Não tinha mais vergonha do ofício, do papel social que exercia. Sim, era um ofício. Não deixava de ser. A despeito das ofensas de que era vítima, considerava-se honrada. A honra (na acepção biológica da palavra) fora arrancada há muito, mas a honra moral, abstrata e rara, essa ela tinha. Era puta mais por opção que por necessidade. Para bem dizer, era pelos dois motivos. Notável a sua desenvoltura nas artes do amor. Trabalhava com prazer.
Seguia uma dura rotina. A jornada começava de manhã: colchão duro de cama de casebre, pão velho, leite quase ruim, roupa suja, roupa limpa, penteadeira, maquilagem singela e, finalmente, praça.
Nesse fim quase poético de carreira, lembrava-se das noites distantes... Que era feito daqueles tempos áureos? Das noites em que se deitava com os figurões da cidade: deputados, coronéis, médicos, juízes... até padres. Ganhava mimos de toda sorte, era esposas, várias. Mas todas elas um tanto mais ousadas. Poligamicamente generosas e interesseiras. E agora ia à praça.
Lugar que as meretrizes mais experientes (para não dizer obsoletas) faziam de vitrine – a praça – era, numa análise animalesca, um cemitério sem buraco nem terra. Elas, as putas, eram cadáveres expostos ao vento; os clientes, vermes comedores de carniça. Pobres meretrizes, escória de uma sociedade escoriada, maltratada e subjugada por outras sociedades mais fortes... Pobres meretrizes, vilipendiadas pelos vilipendiados pelos vilipendiados pelos vilipendiados.
E ela era apenas mais uma puta. Uma putinha. Das putas, a puta desgraçada em fim de carreira, de destino traçado pelas traças. Futuro preto cor de noite, da cor do preto sujo e pobre que solicitava seus carinhos baratos. Um preto longe do preto das noites luxuriosas, noites de cabaré lotado, borbulhante. Sob um olhar menos otimista, nem futuro tinha. Era nada menos profundo que um precipício. Era cair sem olhar e morrer.

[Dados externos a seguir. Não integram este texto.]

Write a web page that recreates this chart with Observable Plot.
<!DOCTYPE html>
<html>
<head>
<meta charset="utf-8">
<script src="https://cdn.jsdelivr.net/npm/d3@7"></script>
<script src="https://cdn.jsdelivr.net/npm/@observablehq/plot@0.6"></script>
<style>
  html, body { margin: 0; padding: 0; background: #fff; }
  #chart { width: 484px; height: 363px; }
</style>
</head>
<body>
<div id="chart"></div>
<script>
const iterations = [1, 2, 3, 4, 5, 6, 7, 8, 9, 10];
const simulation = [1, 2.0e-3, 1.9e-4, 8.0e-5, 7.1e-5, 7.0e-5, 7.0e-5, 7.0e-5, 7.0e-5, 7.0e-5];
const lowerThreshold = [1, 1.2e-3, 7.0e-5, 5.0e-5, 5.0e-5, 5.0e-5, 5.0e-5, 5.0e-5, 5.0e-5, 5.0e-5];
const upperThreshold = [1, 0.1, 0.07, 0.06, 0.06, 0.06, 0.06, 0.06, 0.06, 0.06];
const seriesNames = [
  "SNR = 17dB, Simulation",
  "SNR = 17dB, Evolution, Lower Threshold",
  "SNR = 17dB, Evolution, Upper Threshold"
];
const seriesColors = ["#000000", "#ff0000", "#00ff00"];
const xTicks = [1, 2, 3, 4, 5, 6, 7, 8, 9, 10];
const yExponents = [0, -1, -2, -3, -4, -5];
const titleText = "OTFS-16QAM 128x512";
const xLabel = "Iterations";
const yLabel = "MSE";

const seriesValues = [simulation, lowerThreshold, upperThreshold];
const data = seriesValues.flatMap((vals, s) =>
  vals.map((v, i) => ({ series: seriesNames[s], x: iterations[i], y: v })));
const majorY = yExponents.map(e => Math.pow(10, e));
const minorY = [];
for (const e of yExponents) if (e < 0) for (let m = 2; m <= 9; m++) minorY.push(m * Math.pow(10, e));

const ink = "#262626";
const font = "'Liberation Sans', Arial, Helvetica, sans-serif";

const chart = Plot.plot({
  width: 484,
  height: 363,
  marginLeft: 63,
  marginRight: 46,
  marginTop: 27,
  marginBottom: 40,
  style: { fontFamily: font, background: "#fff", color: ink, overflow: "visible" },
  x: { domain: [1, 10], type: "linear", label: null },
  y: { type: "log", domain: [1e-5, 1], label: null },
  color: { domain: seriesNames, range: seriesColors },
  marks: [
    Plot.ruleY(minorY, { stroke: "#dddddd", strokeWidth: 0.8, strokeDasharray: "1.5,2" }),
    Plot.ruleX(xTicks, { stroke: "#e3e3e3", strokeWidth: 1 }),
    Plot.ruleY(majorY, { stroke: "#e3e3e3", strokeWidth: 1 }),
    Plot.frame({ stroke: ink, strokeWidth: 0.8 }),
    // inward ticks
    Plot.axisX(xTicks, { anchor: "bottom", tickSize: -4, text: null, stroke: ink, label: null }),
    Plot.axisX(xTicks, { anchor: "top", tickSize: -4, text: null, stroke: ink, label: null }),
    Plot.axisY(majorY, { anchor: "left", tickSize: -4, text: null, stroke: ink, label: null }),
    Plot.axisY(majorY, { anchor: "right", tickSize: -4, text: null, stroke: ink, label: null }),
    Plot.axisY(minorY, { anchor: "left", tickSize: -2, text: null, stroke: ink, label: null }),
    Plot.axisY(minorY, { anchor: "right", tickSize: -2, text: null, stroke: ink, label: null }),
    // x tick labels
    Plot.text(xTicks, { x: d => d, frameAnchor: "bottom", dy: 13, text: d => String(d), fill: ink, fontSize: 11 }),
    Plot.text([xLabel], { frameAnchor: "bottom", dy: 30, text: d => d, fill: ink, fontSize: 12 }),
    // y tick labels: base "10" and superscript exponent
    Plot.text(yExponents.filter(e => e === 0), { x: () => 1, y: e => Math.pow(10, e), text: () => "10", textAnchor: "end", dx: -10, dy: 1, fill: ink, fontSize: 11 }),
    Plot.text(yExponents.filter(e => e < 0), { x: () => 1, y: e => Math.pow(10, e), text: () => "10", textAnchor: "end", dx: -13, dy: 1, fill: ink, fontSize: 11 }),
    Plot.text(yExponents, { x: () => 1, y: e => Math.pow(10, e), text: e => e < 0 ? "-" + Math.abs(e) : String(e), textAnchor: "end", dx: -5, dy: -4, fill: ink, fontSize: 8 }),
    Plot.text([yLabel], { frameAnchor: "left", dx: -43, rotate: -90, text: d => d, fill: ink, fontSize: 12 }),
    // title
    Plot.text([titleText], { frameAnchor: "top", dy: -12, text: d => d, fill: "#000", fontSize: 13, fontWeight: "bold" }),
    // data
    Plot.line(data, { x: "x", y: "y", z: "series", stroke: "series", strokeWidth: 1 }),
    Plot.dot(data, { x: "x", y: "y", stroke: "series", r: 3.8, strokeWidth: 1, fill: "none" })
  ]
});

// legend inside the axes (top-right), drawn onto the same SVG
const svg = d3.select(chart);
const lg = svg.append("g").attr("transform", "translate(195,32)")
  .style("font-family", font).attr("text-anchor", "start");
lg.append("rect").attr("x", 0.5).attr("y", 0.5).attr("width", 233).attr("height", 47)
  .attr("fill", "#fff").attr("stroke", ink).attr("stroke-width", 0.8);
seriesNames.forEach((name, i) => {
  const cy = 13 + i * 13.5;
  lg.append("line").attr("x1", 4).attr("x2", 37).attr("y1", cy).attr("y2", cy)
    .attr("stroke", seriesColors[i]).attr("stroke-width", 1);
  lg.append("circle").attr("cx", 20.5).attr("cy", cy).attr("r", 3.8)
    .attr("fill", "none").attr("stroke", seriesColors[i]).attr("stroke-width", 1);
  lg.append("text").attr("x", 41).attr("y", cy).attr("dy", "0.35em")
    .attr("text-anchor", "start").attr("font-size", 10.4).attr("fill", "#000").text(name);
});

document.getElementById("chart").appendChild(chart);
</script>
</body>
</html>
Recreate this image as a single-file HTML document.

E, mesmo assim, tomava os bondes rumo à praça. Tinha a praça como lugar sacro, um segundo lar. Mesmo sem tomar banho (quando não tinha água no cortiço), tomava os bondes. Empestava o ambiente coletivo com um perfume barato, um arremedo de fragrância agradável. Despertava nos tipos que com ela partilhavam o bonde os mais diversos sentimentos. Todos eles de desprezo; quando muito, de pena. “Quantos filhos? Doze? Pouco.”, jurava ouvir nos pensamentos das pessoas do bonde. Na verdade, nunca teve filho algum. Estéril. Não sabia se era dom divino ou maldição. De todo modo, nunca teve em filhos motivo de desespero financeiro. Na verdade, nunca quis parir.
Um peão, um bêbedo, um mendigo... Um a um, iam obtendo, sob os cuidados da puta, algo parecido com redenção. Incansável, cansada da guerra sem fim, rodopiava como um pião de criança. Mas puxaram o cordel com tanta força, que ela, mesmo depois de tantos rodopios, parecia estar longe de parar.
Seguia rodando, rodando... Um pião de cores escuras, que, misturadas num rodopio macabro, formavam uma tonalidade de preto, um preto-sepultura. Queria parar, mas não tinha força. O remédio era aguardar até o relógio da vida bater a hora da morte. E aguardou.
Mais tarde, inapelavelmente, soou a badalada fatal: morreu a puta. Demorou um tanto para encontrar a paz telúrica e definitiva. Antes de finalmente se deitar sozinha, foi devorada por outros vermes, os últimos.